The story coming in is that Asuka’s been a different person since the streak ended (still a terrible decision) at WrestleMania. Carmella is trying to get in her head by bringing that up. She also did a fair amount of trash talking and taunting in the opening minutes. As soon as Asuka got something going, Carmella resorted to the cheap stuff, like threatening to walk out with her title. Other than that, she found clever spots to get going. Asuka got near a win when someone in an Asuka mask stood on the apron. A distracted Asuka nearly got rolled up. The mask came off to reveal James Ellsworth! Carmella kicked Asuka and retained in 11:04. It followed the same general idea of Charlotte/Carmella last month. Carmella wasn’t as good as the challenger, but she was smarter. Mania killed Asuka, to be honest.
It’s the most underwhelming feud in years. While I feel like this was the best match in their series, it still never really reached a great level. IT started off kind of slow and felt like they were never going to get going. Especially after watching Ciampa/Gargano II, this underwhelmed. Luckily, they picked things up and built to a much more interesting back half of the match. They went into their series of dick kicks, playing up the history of the feud. The Styles Clash off the steel steps and Phenomenal Forearm spots (both which we’ve seen from AJ in the past) were the best parts. They overdid a bit of the stuff where AJ survived so very much, as it neared John Cena levels. It seemed like no matter what Nakamura threw at AJ, it was never enough, though that did play up the “Nakamura can’t beat AJ” stuff. That Phenomenal Forearm through the table was enough to end this at 31:03. I think you could talking about an all-time classic LMS match if you shave off the first 5-10 minutes. Not enough of interest happened there. The final twenty minutes were strong and the final ten were fantastic.
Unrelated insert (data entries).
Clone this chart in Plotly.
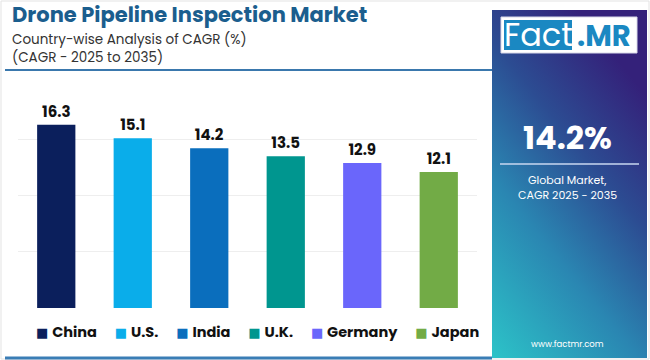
import base64
import plotly.graph_objects as go

countries = ["China", "U.S.", "India", "U.K.", "Germany", "Japan"]
cagr = [16.3, 15.1, 14.2, 13.5, 12.9, 12.1]
colors = ["#0b1f5c", "#0aadea", "#0a6ebd", "#00968f", "#6a66fb", "#72ab46"]

title = "Drone Pipeline Inspection Market"
subtitle1 = "Country-wise Analysis of CAGR (%)"
subtitle2 = "(CAGR - 2025 to 2035)"
global_value = "14.2%"
global_label1 = "Global Market,"
global_label2 = "CAGR 2025 - 2035"
website = "www.factmr.com"

W, H = 650, 360
FONT = "Poppins, Inter, 'Open Sans', sans-serif"

def px(x):
    return x / W

def py(y):
    return 1 - y / H

fig = go.Figure()
for c, v, col in zip(countries, cagr, colors):
    fig.add_trace(go.Bar(
        x=[c], y=[v], name=c, marker=dict(color=col, line=dict(width=0)),
        width=0.5, text=[f"{v}"], textposition="outside", cliponaxis=False,
        textfont=dict(family=FONT, size=15, color="#111111", weight="bold"),
        hoverinfo="x+y", showlegend=False,
    ))

# legend built as one text line from the lists
gap = "&nbsp;" * 4 + "<span style='font-size:9px'>&nbsp;</span>"
legend_text = gap.join(
    f"<span style='color:{col}; font-family:DejaVu Sans; font-size:13px'>■</span>&nbsp;<b>{c}</b>"
    for c, col in zip(countries, colors)
)

# gradient panel via SVG data URI
svg = (
    '<svg xmlns="http://www.w3.org/2000/svg" width="155" height="348">'
    '<defs><linearGradient id="g" x1="0" y1="1" x2="0.55" y2="0">'
    '<stop offset="0" stop-color="#2cc3c8"/>'
    '<stop offset="0.4" stop-color="#2a86b2"/>'
    '<stop offset="0.7" stop-color="#2c4c92"/>'
    '<stop offset="1" stop-color="#34217a"/>'
    '</linearGradient></defs>'
    '<rect width="155" height="348" fill="url(#g)"/></svg>'
)
uri = "data:image/svg+xml;base64," + base64.b64encode(svg.encode()).decode()

def note(text, x, y, size, color, anchor="left"):
    return dict(text=text, xref="paper", yref="paper", x=px(x), y=py(y),
                xanchor=anchor, yanchor="middle", showarrow=False, borderpad=0,
                font=dict(family=FONT, size=size, color=color))

fig.update_layout(
    width=W, height=H,
    margin=dict(l=0, r=0, t=0, b=0, autoexpand=False),
    paper_bgcolor="white", plot_bgcolor="white",
    barmode="overlay",
    showlegend=False,
    xaxis=dict(domain=[px(18), px(477)], showticklabels=False, showgrid=False,
               zeroline=False, showline=False, ticks=""),
    yaxis=dict(domain=[py(308), py(83)], range=[0, 20], dtick=5, showticklabels=False,
               showgrid=True, gridcolor="#eeeeee", gridwidth=1, zeroline=False,
               showline=False, ticks=""),
    images=[dict(source=uri, xref="paper", yref="paper", x=px(492), y=py(10),
                 sizex=px(647) - px(492), sizey=py(10) - py(358),
                 xanchor="left", yanchor="top", sizing="stretch", layer="below")],
    shapes=[
        dict(type="rect", xref="paper", yref="paper", x0=px(1), x1=px(649), y0=py(359), y1=py(1),
             line=dict(color="#e3e3e3", width=1), fillcolor="rgba(0,0,0,0)", layer="below"),
        dict(type="line", xref="paper", yref="paper", x0=px(5), x1=px(492), y0=py(70), y1=py(70),
             line=dict(color="#3a78ad", width=2)),
        dict(type="line", xref="paper", yref="paper", x0=px(5), x1=px(492), y0=py(358), y1=py(358),
             line=dict(color="#3a7db5", width=3)),
        dict(type="rect", xref="paper", yref="paper", x0=px(501), x1=px(637), y0=py(53), y1=py(17),
             fillcolor="white", line=dict(color="#d8d8e8", width=1)),
        dict(type="rect", xref="paper", yref="paper", x0=px(504), x1=px(572), y0=py(50), y1=py(20),
             fillcolor="#1a88c2", line=dict(width=0)),
        dict(type="line", xref="paper", yref="paper", x0=px(500), x1=px(639), y0=py(164), y1=py(164),
             line=dict(color="rgba(200,215,240,0.75)", width=2)),
    ],
    annotations=[
        note(f"<b>{title}</b>", 11, 15, 21, "#1b5e8e"),
        note(subtitle1, 11, 39, 13.5, "#333333"),
        note(subtitle2, 11, 58, 13.5, "#333333"),
        note(legend_text, 35, 332, 14.5, "#111111"),
        note("Fact", 538, 35, 32, "white", "center"),
        note("<b>.MR</b>", 604, 36, 29, "#1a88c2", "center"),
        note(f"<b>{global_value}</b>", 567, 137, 32, "white", "center"),
        note(global_label1, 567, 180, 11, "white", "center"),
        note(global_label2, 567, 195, 11, "white", "center"),
        note(website, 567, 344, 8.5, "white", "center"),
    ],
)

fig.write_html("out.html", post_script="document.body.style.margin='0px';",
               config={"displayModeBar": False})
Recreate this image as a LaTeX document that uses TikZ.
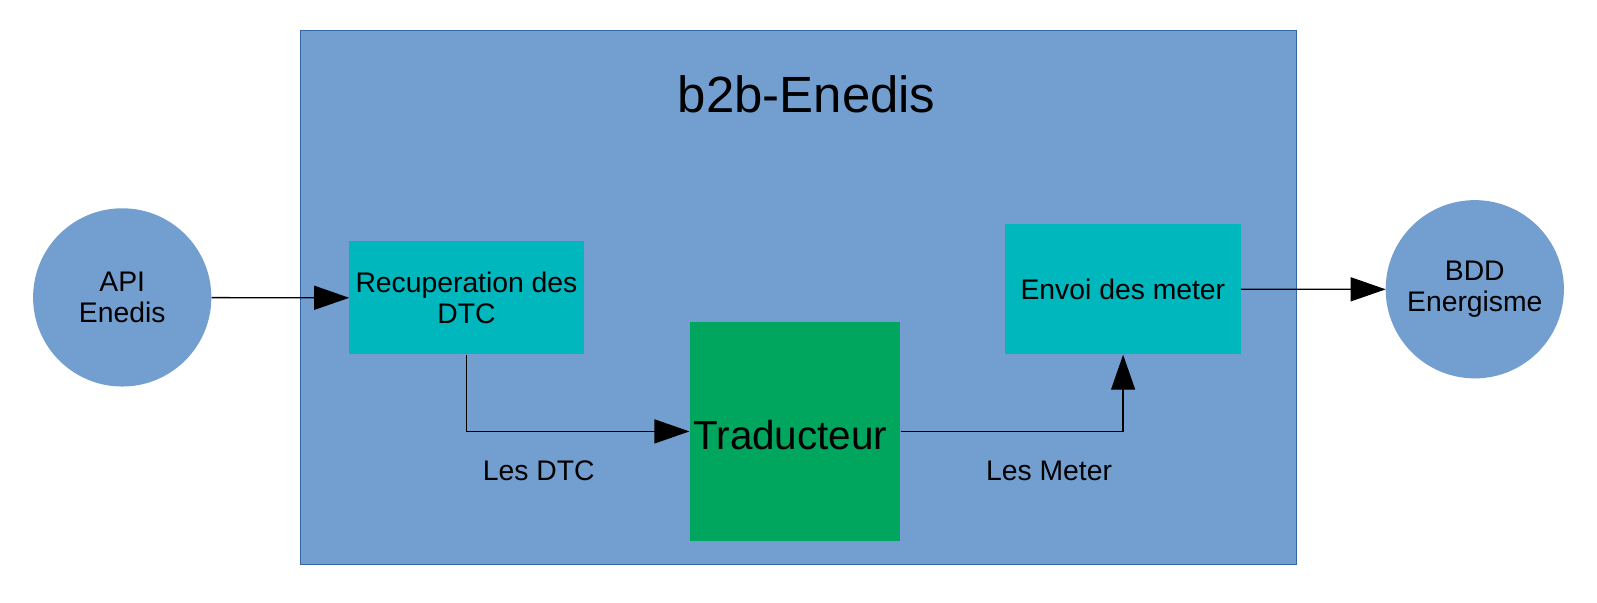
\documentclass[tikz,border=0pt]{standalone}
\usepackage{fontspec}
\setmainfont{Liberation Sans}
\usetikzlibrary{arrows.meta}
\definecolor{bgblue}{HTML}{729FCF}
\definecolor{edgeblue}{HTML}{3465A4}
\definecolor{teal}{HTML}{00B7BD}
\definecolor{vert}{HTML}{00A65D}
\tikzset{
  txt/.style={font=\fontsize{27.8}{31}\selectfont, align=center, inner sep=0pt},
  rond/.style={circle, fill=bgblue, minimum size=175pt, txt},
  boite/.style={rectangle, fill=teal, txt},
  fleche/.style={-{Triangle[length=35pt,width=24pt]}, line width=1.3pt}
}
\begin{document}
\begin{tikzpicture}[x=1pt,y=-1pt,scale=1.0185,every node/.append style={transform shape}]
        \useasboundingbox (0,0) rectangle (1568,592);
        \fill[white] (0,0) rectangle (1568,592);
        
        \draw[edgeblue, fill=bgblue, line width=1.3pt] (295,30) rectangle (1273,554);
        \node[font=\fontsize{50}{60}\selectfont] (titre) at (792,93) {b2b-Enedis};
        
        \node[rond] (api) at (120,292) {API\\Enedis};
        \node[rond] (bdd) at (1448,284) {BDD\\Energisme};
        
        \node[boite, minimum width=230pt, minimum height=111pt] (recup) at (458,292.5) {Recuperation des\\DTC};
        \node[boite, minimum width=231pt, minimum height=128pt] (envoi) at (1102.5,284) {Envoi des meter};
        \node[rectangle, fill=vert, minimum width=207pt, minimum height=215pt, inner sep=0pt] (trad) at (780.5,423.5) {};
        \node[font=\fontsize{39.7}{45}\selectfont, inner sep=0pt] (tradtxt) at (776,427) {Traducteur};
        
        \node[txt] (dtc) at (529,462) {Les DTC};
        \node[txt] (meter) at (1030,462) {Les Meter};
        
        \draw[fleche] (api) -- (recup);
        \draw[fleche] (recup.south) |- (trad.west);
        \draw[fleche] (trad.east) -| (envoi.south);
        \draw[fleche] (envoi) -- (bdd);
      \end{tikzpicture}
\end{document}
Nakamura is a loser.
Rousey’s first singles match and it’s against a girl who isn’t exactly considered a ring general. Nia overwhelmed Ronda with her size and strength right from the start. Ronda tried finding openings for submissions, but Nia was too strong. Commentary harped on how Ronda had never faced someone like Nia or competed in a match that went this long. Nia dominated until missing a corner charge. Ronda dug deep and pulled out a cross body off the top. She then fired up and nearly killed Nia with a judo throw. Ronda went for the armbar and the crowd was eating up her attempt to break it free. As soon as she did, Alexa Bliss ran in and clocked Ronda with the briefcase for the DQ at 10:50. This was going great. I’m glad Ronda didn’t just dominate. She came into wrestling and is out of her element. She had to fight to find something new and it was working in the end. Ronda still has plenty of kinks to work out, but she’s picking this wrestling thing up quickly.
Alexa Bliss continued the attack with the briefcase and cashed in.
Bliss hit a DDT and Twisted Bliss to win back the title in 0:29. So, Alexa is nearing Charlotte levels of BIG DOG status. She feuded with Becky, Bayley, and Sasha, and dominated them. Lost the title at Mania and is already right back to having it.
This is one of the most loaded MITB fields ever. They only announced it during their entrance, but Kofi Kingston was the New Day member chosen. As usual, it led to some of his cool ladder match spots. Everyone ganged up on Braun and buried him under ladders by the stage. A great character moment came when Miz used that distraction to try a sneak win. There were also awesome spots involving Kofi and Finn doing dives. Braun got back into the match, only to get beaten up by a group again. He fought them off and threw Owens off a massive ladder through a table. It was Ryback/Seth TLC 2012 levels of big. Another highlight was Finn’s Coup de Grace off a ladder into the ring. The thing is, with so many of these MITB matches happening in history, it’s hard to really break new ground with it. Not much here blew me away, but it was a lot of fun. The finish turned out to be very cool, as Finn and Braun went after the briefcase. Kofi hopped on Braun’s back and nearly used that to win. Braun fought them off and pulled down the briefcase to win in 19:54. This was towards the bottom of MITB matches, with 2015 and the Raw one in 2012 being the bottom two off the top of my head. However, that doesn’t mean it was bad. There was a lot to like, with several cool spots and character moments sprinkled in. A very enjoyable way to close the show.
Overall: Though making the show 4+ hours is again a bad move, it wasn’t as much of a problem here. Unlike Backlash, the show didn’t end with a whimper. There were several good matches, especially late. It started weak and hit a bit of a lull in the middle, but the IC Title, two MITB matches, AJ/Nakamura, and Ronda/Nia were all strong matches.